4. Have a thoughtful About Us section on your business website
Is your business Black or LGBTQ+ owned in an industry that largely isn’t? Is being eco-friendly a big part of your mission? Are you at the cutting edge of your industry? Do you have a particularly unique or interesting expertise? Do you give back to the community? This is the place to tell your story — a story that a reporter or producer can turn around and pitch to their leadership as a reason why YOU will be interesting to their audience. This story will get your foot in the door and also allow you to control the narrative around your business.
5. Get headshots
Imagine that a reporter reaches out to you, does a fabulous interview, and then asks you for a photo of yourself, and all you have are hastily taken selfies. Some outlets will have a budget to send a photographer to capture original photos, but many do not, and will rely on you.

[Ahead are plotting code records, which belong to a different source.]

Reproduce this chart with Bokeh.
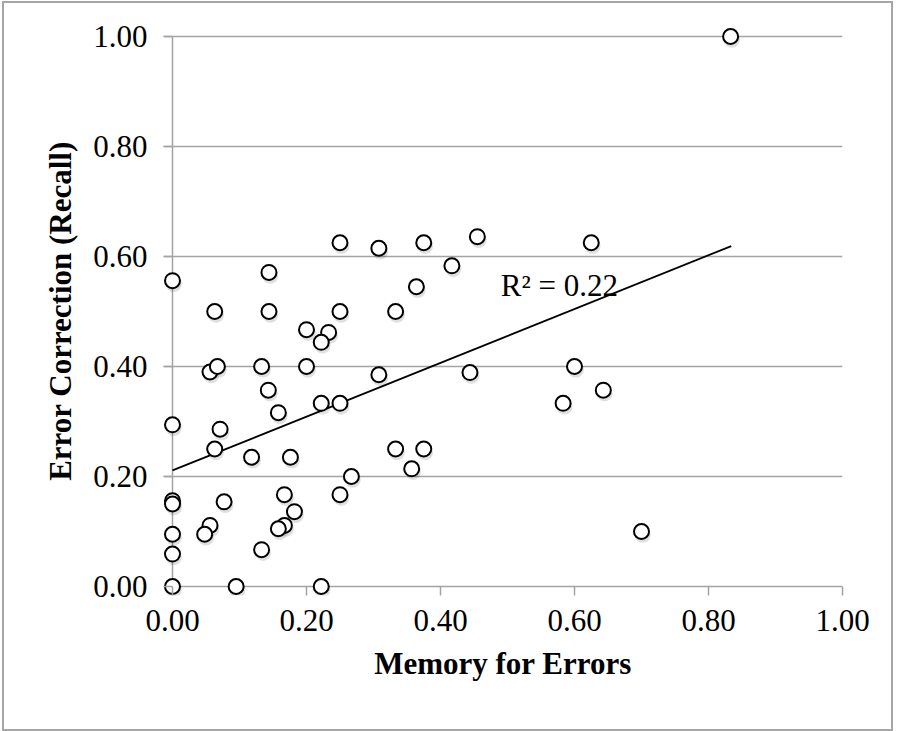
import numpy as np
from bokeh.plotting import figure
from bokeh.models import Range1d, FixedTicker, Label, ColumnDataSource
from bokeh.transform import dodge
from bokeh.embed import file_html
from bokeh.resources import INLINE

# ---- data ----
memory_for_errors = [
    0.000, 0.144, 0.063, 0.144, 0.250, 0.200, 0.233, 0.222, 0.056, 0.067,
    0.133, 0.200, 0.143, 0.158, 0.222, 0.250, 0.000, 0.071, 0.063, 0.118,
    0.176, 0.267, 0.000, 0.000, 0.077, 0.167, 0.250, 0.182, 0.056, 0.048,
    0.167, 0.158, 0.000, 0.000, 0.133, 0.000, 0.095, 0.222, 0.417, 0.364,
    0.333, 0.308, 0.444, 0.333, 0.375, 0.357, 0.600, 0.643, 0.583, 0.700,
    0.250, 0.308, 0.375, 0.455, 0.625, 0.833,
]
error_correction = [
    0.556, 0.571, 0.500, 0.500, 0.500, 0.467, 0.462, 0.444, 0.390, 0.400,
    0.400, 0.400, 0.357, 0.316, 0.333, 0.333, 0.294, 0.286, 0.250, 0.235,
    0.235, 0.200, 0.156, 0.150, 0.154, 0.167, 0.167, 0.136, 0.111, 0.095,
    0.111, 0.105, 0.095, 0.059, 0.067, 0.000, 0.000, 0.000, 0.583, 0.545,
    0.500, 0.385, 0.389, 0.250, 0.250, 0.214, 0.400, 0.357, 0.333, 0.100,
    0.625, 0.615, 0.625, 0.636, 0.625, 1.000,
]
trend_x = [0.0, 0.834]
trend_y = [0.211, 0.619]
r2_text = "R² = 0.22"
x_ticks = [0.0, 0.2, 0.4, 0.6, 0.8, 1.0]
y_ticks = [0.0, 0.2, 0.4, 0.6, 0.8, 1.0]
tick_labels = ["0.00", "0.20", "0.40", "0.60", "0.80", "1.00"]
x_title = "Memory for Errors"
y_title = "Error Correction (Recall)"

FONT = "Liberation Serif"
GRAY = "#a3a3a3"
TICK = 9  # px, tick length

# padding so markers on the 0 / 1 lines are not clipped; ticks live in the padding
PAD_X = TICK / 670
PAD_YB = TICK / 550
PAD_YT = 10 / 550

p = figure(
    width=891, height=730,
    x_range=Range1d(x_ticks[0] - PAD_X, x_ticks[-1]),
    y_range=Range1d(y_ticks[0] - PAD_YB, y_ticks[-1] + PAD_YT),
    output_backend="svg", toolbar_location=None,
    min_border_left=159, min_border_right=53,
    min_border_top=23, min_border_bottom=138,
)
p.styles = {"border": "2px solid #a6a6a6", "margin-left": "2px", "margin-top": "1px"}
p.outline_line_color = None
p.background_fill_color = "white"
p.border_fill_color = "white"

p.xgrid.grid_line_color = None
p.ygrid.grid_line_color = GRAY
p.ygrid.grid_line_width = 1.5
p.ygrid.ticker = FixedTicker(ticks=y_ticks)

for ax, ticks in ((p.xaxis[0], x_ticks), (p.yaxis[0], y_ticks)):
    ax.ticker = FixedTicker(ticks=ticks)
    ax.major_label_overrides = {t: l for t, l in zip(ticks, tick_labels)}
    ax.axis_line_color = None
    ax.major_tick_line_color = GRAY
    ax.major_tick_line_width = 1.5
    ax.major_tick_in = TICK
    ax.major_tick_out = 0
    ax.minor_tick_line_color = None
    ax.major_label_text_font = FONT
    ax.major_label_text_font_size = "31px"
    ax.major_label_text_color = "black"
    ax.axis_label_text_font = FONT
    ax.axis_label_text_font_size = "31px"
    ax.axis_label_text_font_style = "bold"
    ax.axis_label_text_color = "black"

p.xaxis.axis_label = x_title
p.yaxis.axis_label = y_title
p.xaxis.major_label_standoff = 14
p.yaxis.major_label_standoff = 16
p.xaxis.axis_label_standoff = 12
p.yaxis.axis_label_standoff = 12

# vertical axis line at x = 0
p.line([x_ticks[0], x_ticks[0]], [y_ticks[0], y_ticks[-1]], line_color=GRAY, line_width=1.5)

src = ColumnDataSource(dict(x=memory_for_errors, y=error_correction))

# soft drop shadow
p.scatter(x=dodge("x", 0.002, range=p.x_range), y=dodge("y", -0.006, range=p.y_range),
          source=src, size=16, marker="circle", fill_color="black", fill_alpha=0.12,
          line_color=None)

p.line(trend_x, trend_y, line_color="black", line_width=1.8)

p.scatter(x="x", y="y", source=src, size=15, marker="circle",
          fill_color="white", line_color="black", line_width=2)

p.add_layout(Label(x=0.49, y=0.547, text=r2_text, text_font=FONT,
                   text_font_size="31px", text_color="black",
                   text_baseline="alphabetic", text_align="left"))

open("out.html", "w").write(file_html(p, INLINE))
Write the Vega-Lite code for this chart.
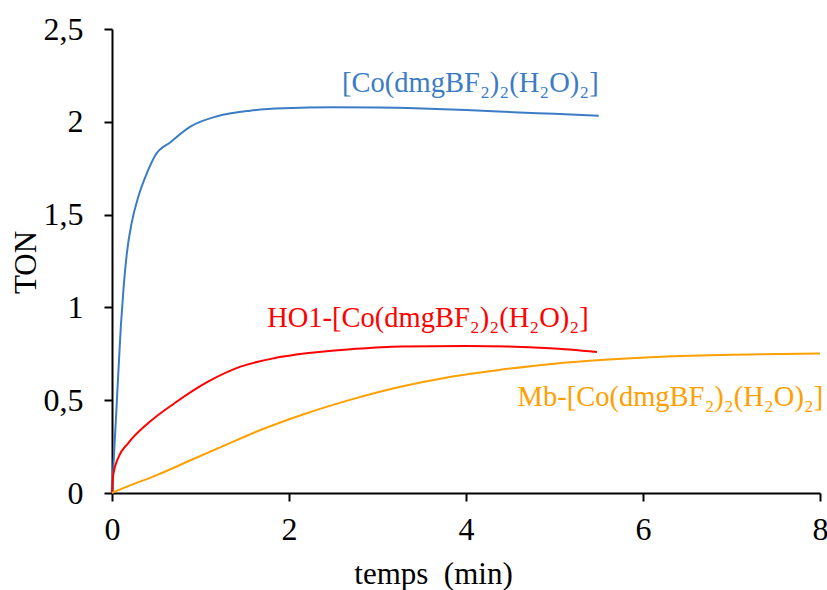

Invest in professional, well-lit, high-resolution headshots that show you in your element and represent your brand so you have them on hand. Get a posed headshot, some action shots, or shots with you and your product, and shots with you and any co-founders, if applicable. Ensure you have both horizontal and vertical options. A good photo can mean the difference between you being the story’s image headliner or you being buried in the middle of the article with no visuals. These photos are also great for you to include on your business website so reporters and customers immediately see your personality and professionalism.
A recent professional shot of Nong Poonsukwattana.
A good example of a press-friendly photo promoting Nong’s Khao Man Gai.
6. Have good product shots
Similar to the point above, good product shots can get you higher billing in an article. For example, if an online publication chooses a product of yours for a piece on “Coziest home decor you have to buy now” and you have a nice image of it, your product may end up being the face of the article — it may even be chosen as the teaser image when the article is shared on social media. Talk about great publicity! Check out Square Photo Studio, which can get you high-quality photos of your products.
7. Put press links on your website
It’s a funny fact of life that after someone sees you getting attention, they want to give you attention as well. Once you start getting press, include links to the stories or videos where you are featured, as well as the logo of the publishers that featured you, particularly if they are reputable organizations. You can either make this a section on your homepage or, once you get enough press, have a press section on your site that houses it all. It’s a badge of honor you should be proud of but, also, other (and sometimes bigger) outlets will see that you’ve had press coverage and may be more apt to reach out.
8. Consider having video on your website
Videos are not only engaging, but they bring you and your products to life. Whether you’re showing your products in action or sharing the story behind your restaurant concept, you’ll be able to show off your personality — which is exactly what producers are looking for. Having video of yourself can capture the attention of people scouting for everything from local and national morning TV shows to digital content for online publications, or even competition shows. You don’t need to invest in some pricey shoot either; a great video can be shot and edited on your phone.